* Given problem *
Emit the data below verbatim, stripping out any pictures.

— begin Information shown —

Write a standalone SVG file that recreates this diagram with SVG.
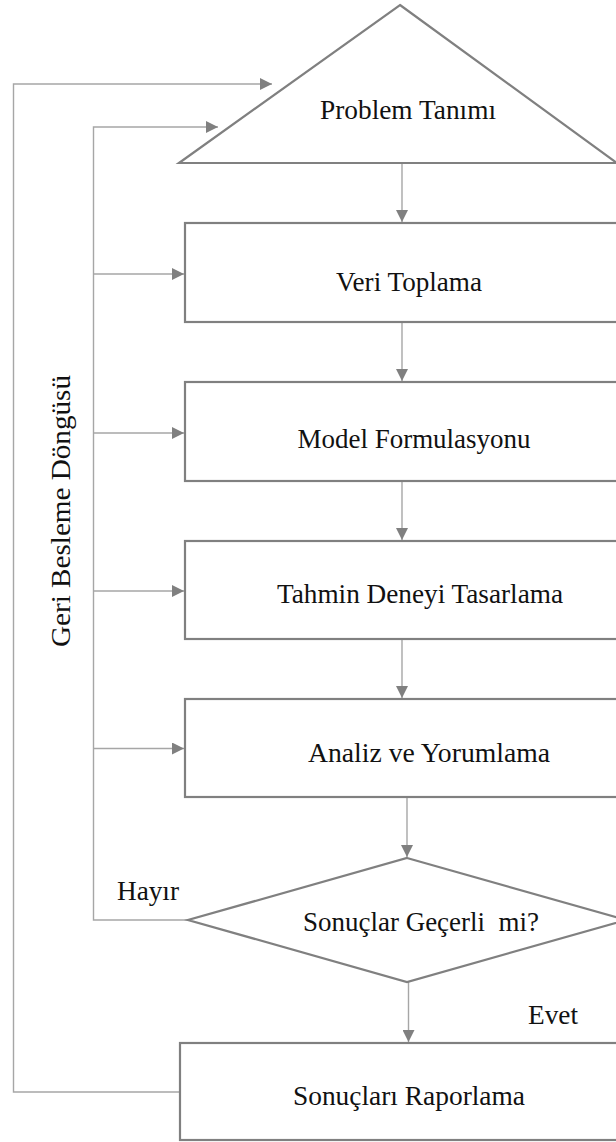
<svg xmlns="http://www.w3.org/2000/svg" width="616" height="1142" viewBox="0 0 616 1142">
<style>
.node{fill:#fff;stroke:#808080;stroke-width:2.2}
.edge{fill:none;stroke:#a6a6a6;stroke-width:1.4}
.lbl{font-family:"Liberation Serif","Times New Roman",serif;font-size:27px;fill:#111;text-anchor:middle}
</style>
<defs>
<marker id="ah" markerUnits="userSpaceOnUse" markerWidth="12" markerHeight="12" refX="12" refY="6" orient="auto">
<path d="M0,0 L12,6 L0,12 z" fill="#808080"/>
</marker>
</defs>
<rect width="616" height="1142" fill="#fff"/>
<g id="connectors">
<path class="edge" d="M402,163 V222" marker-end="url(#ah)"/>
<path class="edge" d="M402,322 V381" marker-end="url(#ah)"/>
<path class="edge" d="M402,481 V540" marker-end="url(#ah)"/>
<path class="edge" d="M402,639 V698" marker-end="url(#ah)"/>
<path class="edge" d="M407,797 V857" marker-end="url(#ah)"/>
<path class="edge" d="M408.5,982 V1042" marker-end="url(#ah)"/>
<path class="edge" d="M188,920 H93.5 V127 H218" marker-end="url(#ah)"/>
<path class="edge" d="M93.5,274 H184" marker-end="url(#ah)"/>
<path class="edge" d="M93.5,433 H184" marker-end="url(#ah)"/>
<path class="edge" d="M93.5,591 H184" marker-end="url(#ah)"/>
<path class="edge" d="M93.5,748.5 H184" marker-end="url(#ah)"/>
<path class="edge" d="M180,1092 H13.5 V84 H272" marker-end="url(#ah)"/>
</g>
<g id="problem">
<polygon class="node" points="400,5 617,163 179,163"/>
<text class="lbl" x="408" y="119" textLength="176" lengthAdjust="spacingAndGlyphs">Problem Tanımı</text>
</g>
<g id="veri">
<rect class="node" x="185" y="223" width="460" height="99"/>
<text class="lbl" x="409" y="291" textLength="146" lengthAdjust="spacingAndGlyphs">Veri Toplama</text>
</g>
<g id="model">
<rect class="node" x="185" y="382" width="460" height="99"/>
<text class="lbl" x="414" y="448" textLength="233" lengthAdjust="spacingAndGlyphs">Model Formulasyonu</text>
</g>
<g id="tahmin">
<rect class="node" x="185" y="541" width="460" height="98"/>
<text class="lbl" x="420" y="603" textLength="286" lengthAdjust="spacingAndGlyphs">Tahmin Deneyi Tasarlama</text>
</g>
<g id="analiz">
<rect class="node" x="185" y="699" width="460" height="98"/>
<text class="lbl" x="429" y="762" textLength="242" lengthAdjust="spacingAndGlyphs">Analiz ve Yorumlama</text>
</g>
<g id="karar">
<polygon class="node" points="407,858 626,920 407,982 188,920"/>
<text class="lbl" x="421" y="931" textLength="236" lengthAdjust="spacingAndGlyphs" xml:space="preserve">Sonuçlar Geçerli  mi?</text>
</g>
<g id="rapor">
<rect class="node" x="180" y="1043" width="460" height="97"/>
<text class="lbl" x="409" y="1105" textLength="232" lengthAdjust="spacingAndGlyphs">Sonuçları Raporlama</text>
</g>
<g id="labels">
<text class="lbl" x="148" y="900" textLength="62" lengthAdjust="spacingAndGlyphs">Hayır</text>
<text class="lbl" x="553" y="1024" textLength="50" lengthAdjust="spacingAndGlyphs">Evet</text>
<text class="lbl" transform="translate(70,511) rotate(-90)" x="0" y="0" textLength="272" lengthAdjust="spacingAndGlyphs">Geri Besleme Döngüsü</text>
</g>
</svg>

— end Information shown —

* Output of the task *
Write a standalone SVG file that recreates this diagram with SVG.
<svg xmlns="http://www.w3.org/2000/svg" width="616" height="1142" viewBox="0 0 616 1142">
<style>
.node{fill:#fff;stroke:#808080;stroke-width:2.2}
.edge{fill:none;stroke:#a6a6a6;stroke-width:1.4}
.lbl{font-family:"Liberation Serif","Times New Roman",serif;font-size:27px;fill:#111;text-anchor:middle}
</style>
<defs>
<marker id="ah" markerUnits="userSpaceOnUse" markerWidth="12" markerHeight="12" refX="12" refY="6" orient="auto">
<path d="M0,0 L12,6 L0,12 z" fill="#808080"/>
</marker>
</defs>
<rect width="616" height="1142" fill="#fff"/>
<g id="connectors">
<path class="edge" d="M402,163 V222" marker-end="url(#ah)"/>
<path class="edge" d="M402,322 V381" marker-end="url(#ah)"/>
<path class="edge" d="M402,481 V540" marker-end="url(#ah)"/>
<path class="edge" d="M402,639 V698" marker-end="url(#ah)"/>
<path class="edge" d="M407,797 V857" marker-end="url(#ah)"/>
<path class="edge" d="M408.5,982 V1042" marker-end="url(#ah)"/>
<path class="edge" d="M188,920 H93.5 V127 H218" marker-end="url(#ah)"/>
<path class="edge" d="M93.5,274 H184" marker-end="url(#ah)"/>
<path class="edge" d="M93.5,433 H184" marker-end="url(#ah)"/>
<path class="edge" d="M93.5,591 H184" marker-end="url(#ah)"/>
<path class="edge" d="M93.5,748.5 H184" marker-end="url(#ah)"/>
<path class="edge" d="M180,1092 H13.5 V84 H272" marker-end="url(#ah)"/>
</g>
<g id="problem">
<polygon class="node" points="400,5 617,163 179,163"/>
<text class="lbl" x="408" y="119" textLength="176" lengthAdjust="spacingAndGlyphs">Problem Tanımı</text>
</g>
<g id="veri">
<rect class="node" x="185" y="223" width="460" height="99"/>
<text class="lbl" x="409" y="291" textLength="146" lengthAdjust="spacingAndGlyphs">Veri Toplama</text>
</g>
<g id="model">
<rect class="node" x="185" y="382" width="460" height="99"/>
<text class="lbl" x="414" y="448" textLength="233" lengthAdjust="spacingAndGlyphs">Model Formulasyonu</text>
</g>
<g id="tahmin">
<rect class="node" x="185" y="541" width="460" height="98"/>
<text class="lbl" x="420" y="603" textLength="286" lengthAdjust="spacingAndGlyphs">Tahmin Deneyi Tasarlama</text>
</g>
<g id="analiz">
<rect class="node" x="185" y="699" width="460" height="98"/>
<text class="lbl" x="429" y="762" textLength="242" lengthAdjust="spacingAndGlyphs">Analiz ve Yorumlama</text>
</g>
<g id="karar">
<polygon class="node" points="407,858 626,920 407,982 188,920"/>
<text class="lbl" x="421" y="931" textLength="236" lengthAdjust="spacingAndGlyphs" xml:space="preserve">Sonuçlar Geçerli  mi?</text>
</g>
<g id="rapor">
<rect class="node" x="180" y="1043" width="460" height="97"/>
<text class="lbl" x="409" y="1105" textLength="232" lengthAdjust="spacingAndGlyphs">Sonuçları Raporlama</text>
</g>
<g id="labels">
<text class="lbl" x="148" y="900" textLength="62" lengthAdjust="spacingAndGlyphs">Hayır</text>
<text class="lbl" x="553" y="1024" textLength="50" lengthAdjust="spacingAndGlyphs">Evet</text>
<text class="lbl" transform="translate(70,511) rotate(-90)" x="0" y="0" textLength="272" lengthAdjust="spacingAndGlyphs">Geri Besleme Döngüsü</text>
</g>
</svg>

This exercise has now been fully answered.